I'm hoping the Guv and the Lege want qualified people to run the agency, not just cronies. The real TYC employees have no respect for them, so it'll be very difficult to get and keep the mandated staffing ratioes.


Anonymous said...

7:04...huh?...appoint a new conservator???? Oh no, Perry's getting just what he wanted...a hostile takeover of TYC by TDCJ. Perry had every intentention of turning TYC over to TDCJ if we only knew why. Why would he place TDCJ people who were already guilty of covering up sh*t into new positions at TYC to replace people had also covered up sh*t.

Hmmmmmmmmm....let's see...Oh, I get it!!SSDD...Same Sh*t, Different Day....seems like I've heard that one before.

Anonymous said...

I think you forgot it was the legislature which forced Perry into placing TYC in Conservatorship.

Anonymous said...

1:06, I stand corrected. You are right; Perry was forced to place TYC under conservatorship.

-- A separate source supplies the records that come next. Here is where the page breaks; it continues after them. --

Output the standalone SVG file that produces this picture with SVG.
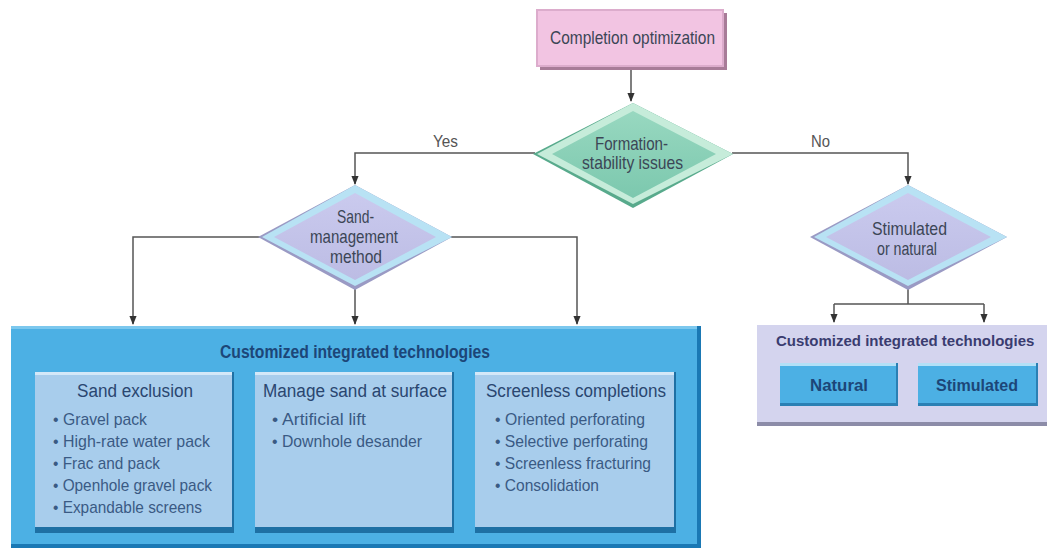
<svg xmlns="http://www.w3.org/2000/svg" width="1047" height="550" viewBox="0 0 1047 550">
<style>
text{font-family:"Liberation Sans",Arial,sans-serif;}
.lbl{font-size:17px;fill:#555}
.dt{font-size:19px;fill:#3c4656}
.hd{font-size:18px;fill:#2a4670}
.bl{font-size:17px;fill:#3a5a84}
.bt{font-size:18px;font-weight:bold;fill:#1c4678}
.conn{fill:none;stroke:#555;stroke-width:1.5}
</style>
<defs>
<marker id="ah" viewBox="0 0 10 10" refX="9" refY="5" markerWidth="6" markerHeight="6" orient="auto"><path d="M0,1 L10,5 L0,9 z" fill="#333"/></marker>
<linearGradient id="gg" x1="0" y1="0" x2="0" y2="1"><stop offset="0" stop-color="#98d8c0"/><stop offset="1" stop-color="#7cc8ae"/></linearGradient>
<linearGradient id="lg" x1="0" y1="0" x2="0" y2="1"><stop offset="0" stop-color="#cacaee"/><stop offset="1" stop-color="#bcbce4"/></linearGradient>
</defs>
<g id="connectors">
<path class="conn" d="M631,69 V101" marker-end="url(#ah)"/>
<path class="conn" d="M535,153 H355 V184" marker-end="url(#ah)"/>
<path class="conn" d="M732,153 H908 V184" marker-end="url(#ah)"/>
<path class="conn" d="M260,237 H133 V324" marker-end="url(#ah)"/>
<path class="conn" d="M355,288 V324" marker-end="url(#ah)"/>
<path class="conn" d="M450,237 H577 V324" marker-end="url(#ah)"/>
<path class="conn" d="M908,288 V304 M834,304 H984"/>
<path class="conn" d="M834,304 V322" marker-end="url(#ah)"/>
<path class="conn" d="M984,304 V322" marker-end="url(#ah)"/>
<text class="lbl" x="433" y="147" textLength="25" lengthAdjust="spacingAndGlyphs">Yes</text>
<text class="lbl" x="811" y="147" textLength="19" lengthAdjust="spacingAndGlyphs">No</text>
</g>
<g id="completion-optimization">
<rect x="540" y="13" width="187" height="57" fill="#a87c98"/>
<rect x="537" y="10" width="186" height="56" fill="#f2c4e2" stroke="#dcaccc" stroke-width="2"/>
<text class="dt" x="550" y="44" textLength="165" lengthAdjust="spacingAndGlyphs">Completion optimization</text>
</g>
<g id="formation-stability">
<polygon points="633,103 733,154 633,208 533,154" fill="#58aa8c"/>
<polygon points="633,103 733,154 633,204 537,154" fill="#c6ecda"/>
<polygon points="633,111 716,154 633,198 552,154" fill="url(#gg)"/>
<text class="dt" x="595" y="150" textLength="73" lengthAdjust="spacingAndGlyphs">Formation-</text>
<text class="dt" x="582" y="169" textLength="101" lengthAdjust="spacingAndGlyphs">stability issues</text>
</g>
<g id="sand-management">
<polygon points="355,185 452,237 355,290 258,237" fill="#9a9ac4"/>
<polygon points="355,185 452,237 355,286 262,237" fill="#b8e2f4"/>
<polygon points="355,193 436,237 355,280 274,237" fill="url(#lg)"/>
<text class="dt" x="337" y="223" textLength="37" lengthAdjust="spacingAndGlyphs">Sand-</text>
<text class="dt" x="310" y="243" textLength="88" lengthAdjust="spacingAndGlyphs">management</text>
<text class="dt" x="330" y="263" textLength="52" lengthAdjust="spacingAndGlyphs">method</text>
</g>
<g id="stimulated-natural">
<polygon points="908,185 1007,237 908,290 810,237" fill="#9a9ac4"/>
<polygon points="908,185 1007,237 908,286 814,237" fill="#b8e2f4"/>
<polygon points="908,193 991,237 908,280 826,237" fill="url(#lg)"/>
<text class="dt" x="872" y="235" textLength="75" lengthAdjust="spacingAndGlyphs">Stimulated</text>
<text class="dt" x="877" y="255" textLength="60" lengthAdjust="spacingAndGlyphs">or natural</text>
</g>
<g id="left-technologies">
<rect x="11" y="326" width="690" height="222" fill="#1a78b4"/>
<rect x="11" y="326" width="686" height="218" fill="#4cb0e4"/>
<rect x="11" y="326" width="686" height="3" fill="#7cc8ee"/>
<text class="bt" x="220" y="358" textLength="270" lengthAdjust="spacingAndGlyphs">Customized integrated technologies</text>
<g id="sand-exclusion">
<rect x="35" y="372" width="199" height="161" fill="#1e70a4"/>
<rect x="35" y="372" width="197" height="155" fill="#a8cdec"/>
<rect x="35" y="372" width="197" height="3" fill="#d4e8f8"/>
<text class="hd" x="77" y="397" textLength="116" lengthAdjust="spacingAndGlyphs">Sand exclusion</text>
<text class="bl" x="53" y="425" textLength="94" lengthAdjust="spacingAndGlyphs">• Gravel pack</text>
<text class="bl" x="53" y="447" textLength="157" lengthAdjust="spacingAndGlyphs">• High-rate water pack</text>
<text class="bl" x="53" y="469" textLength="107" lengthAdjust="spacingAndGlyphs">• Frac and pack</text>
<text class="bl" x="53" y="491" textLength="159" lengthAdjust="spacingAndGlyphs">• Openhole gravel pack</text>
<text class="bl" x="53" y="513" textLength="149" lengthAdjust="spacingAndGlyphs">• Expandable screens</text>
</g>
<g id="manage-sand">
<rect x="255" y="372" width="199" height="161" fill="#1e70a4"/>
<rect x="255" y="372" width="197" height="155" fill="#a8cdec"/>
<rect x="255" y="372" width="197" height="3" fill="#d4e8f8"/>
<text class="hd" x="263" y="397" textLength="184" lengthAdjust="spacingAndGlyphs">Manage sand at surface</text>
<text class="bl" x="272" y="425" textLength="94" lengthAdjust="spacingAndGlyphs">• Artificial lift</text>
<text class="bl" x="272" y="447" textLength="150" lengthAdjust="spacingAndGlyphs">• Downhole desander</text>
</g>
<g id="screenless">
<rect x="475" y="372" width="201" height="161" fill="#1e70a4"/>
<rect x="475" y="372" width="199" height="155" fill="#a8cdec"/>
<rect x="475" y="372" width="199" height="3" fill="#d4e8f8"/>
<text class="hd" x="486" y="397" textLength="180" lengthAdjust="spacingAndGlyphs">Screenless completions</text>
<text class="bl" x="495" y="425" textLength="150" lengthAdjust="spacingAndGlyphs">• Oriented perforating</text>
<text class="bl" x="495" y="447" textLength="153" lengthAdjust="spacingAndGlyphs">• Selective perforating</text>
<text class="bl" x="495" y="469" textLength="156" lengthAdjust="spacingAndGlyphs">• Screenless fracturing</text>
<text class="bl" x="495" y="491" textLength="104" lengthAdjust="spacingAndGlyphs">• Consolidation</text>
</g>
</g>
<g id="right-technologies">
<rect x="757" y="325" width="290" height="101" fill="#8c8ca8"/>
<rect x="757" y="325" width="290" height="97" fill="#d4d4ee"/>
<text class="bt" x="776" y="346" style="fill:#3a3c70;font-size:15px">Customized integrated technologies</text>
<g id="natural">
<rect x="780" y="363" width="118" height="43" fill="#2a80b4"/>
<rect x="780" y="363" width="116" height="40" fill="#4cb0e4"/>
<rect x="780" y="363" width="116" height="3" fill="#b4e0f6"/>
<text class="bt" x="810" y="391" textLength="58" lengthAdjust="spacingAndGlyphs" style="font-size:17px">Natural</text>
</g>
<g id="stimulated">
<rect x="918" y="363" width="120" height="43" fill="#2a80b4"/>
<rect x="918" y="363" width="118" height="40" fill="#4cb0e4"/>
<rect x="918" y="363" width="118" height="3" fill="#b4e0f6"/>
<text class="bt" x="936" y="391" textLength="82" lengthAdjust="spacingAndGlyphs" style="font-size:17px">Stimulated</text>
</g>
</g>
</svg>
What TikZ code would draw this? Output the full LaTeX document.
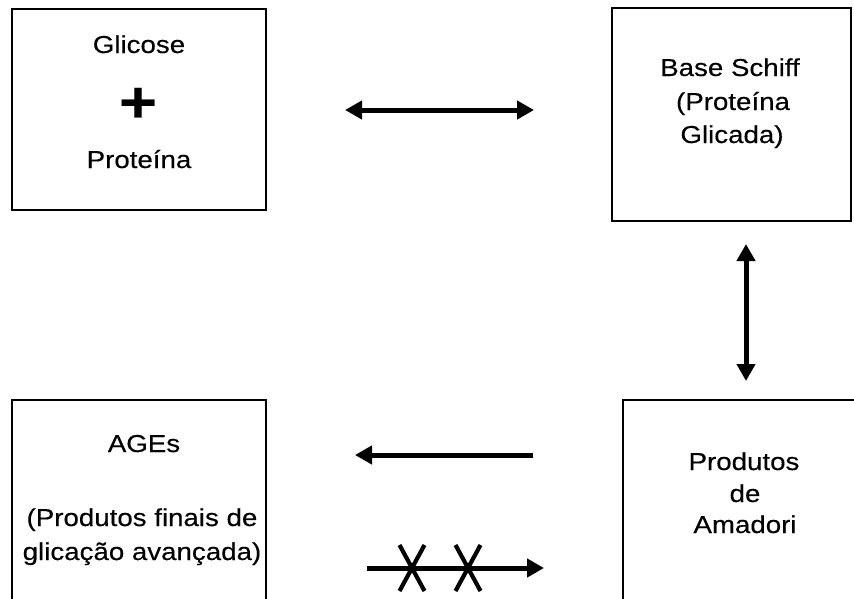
\documentclass[tikz,border=0pt]{standalone}
\usepackage{fontspec}
\setmainfont{Liberation Sans}[FakeStretch=1.13, FakeBold=0.3]
\usetikzlibrary{arrows.meta}
\tikzset{
  boxnode/.style={draw=black, line width=1.5pt, inner sep=0pt, rectangle},
  txt/.style={anchor=base, inner sep=0pt, font=\fontsize{24.5}{33}\selectfont},
  arr/.style={line width=5pt, -{Triangle[length=17pt,width=18pt]}},
  darr/.style={line width=5pt, {Triangle[length=17pt,width=18pt]}-{Triangle[length=17pt,width=18pt]}},
  crossline/.style={line width=4.2pt}
}
\begin{document}
\begin{tikzpicture}[x=1pt,y=-1pt]
\useasboundingbox (0,0) rectangle (854,598);
\clip (0,0) rectangle (854,598);
% boxes
\node[boxnode, minimum width=254pt, minimum height=201pt] (b1) at (139,109.5) {};
\node[boxnode, minimum width=239pt, minimum height=213pt] (b2) at (731.5,114.5) {};
\node[boxnode, minimum width=254pt, minimum height=220pt] (b3) at (139,510) {};
\node[boxnode, minimum width=257pt, minimum height=220pt] (b4) at (751.5,510) {};
% texts
\node[txt] (t1a) at (139,53) {Glicose};
\node[inner sep=0pt, font=\fontsize{58}{58}\bfseries] (plus) at (138,105) {+};
\node[txt] (t1b) at (139,168) {Proteína};
\node[txt] (t2a) at (730,76) {Base Schiff};
\node[txt] (t2b) at (733,110) {(Proteína};
\node[txt] (t2c) at (732,143) {Glicada)};
\node[txt] (t3a) at (144,452) {AGEs};
\node[txt] (t3b) at (142,526) {(Produtos finais de};
\node[txt] (t3c) at (142,560) {glicação avançada)};
\node[txt] (t4a) at (744,470) {Produtos};
\node[txt] (t4b) at (745,502) {de};
\node[txt] (t4c) at (745,533) {Amadori};
% connector ends
\coordinate (h1) at (345,110);
\coordinate (h2) at (534,110);
\coordinate (v1) at (746,244);
\coordinate (v2) at (746,381);
\coordinate (l1) at (533,455);
\coordinate (l2) at (355,455);
\coordinate (r1) at (367,568);
\coordinate (r2) at (544,568);
\draw[darr] (h1) -- (h2);
\draw[darr] (v1) -- (v2);
\draw[arr] (l1) -- (l2);
\draw[arr] (r1) -- (r2);
% crosses on blocked arrow
\coordinate (x1) at (412,568);
\coordinate (x2) at (468,568);
\draw[crossline] ([shift={(-12.5,-23)}]x1) -- ([shift={(12.5,23)}]x1);
\draw[crossline] ([shift={(12.5,-23)}]x1) -- ([shift={(-12.5,23)}]x1);
\draw[crossline] ([shift={(-12.5,-23)}]x2) -- ([shift={(12.5,23)}]x2);
\draw[crossline] ([shift={(12.5,-23)}]x2) -- ([shift={(-12.5,23)}]x2);
\end{tikzpicture}
\end{document}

My next question is why didn't he make a better choice when he chose the conservator? Just look where we are right now..up a creek w/o a paddle. I don't know about your facility or if you even work for TYC, but it's getting scary where I work. The kids are running the show, and the correctional staff are either quitting or working 12 hour shifts. I am determined to stick it out, but I don't understand why our Govenor is just sitting on the sidelines watching this agency fall completely apart. I want to believe something good will happen...but the problem is that after six long months, it just continues to get WORSE, and no one, absolutely NO ONE is telling us anything. What we know, and what we learn... we find out right here on this website.

Anonymous said...

What? No clear communication from Bronco Billy?

Anonymous said...

stan likes the gravy thet're servin. He'll stay as long as they spoon it out.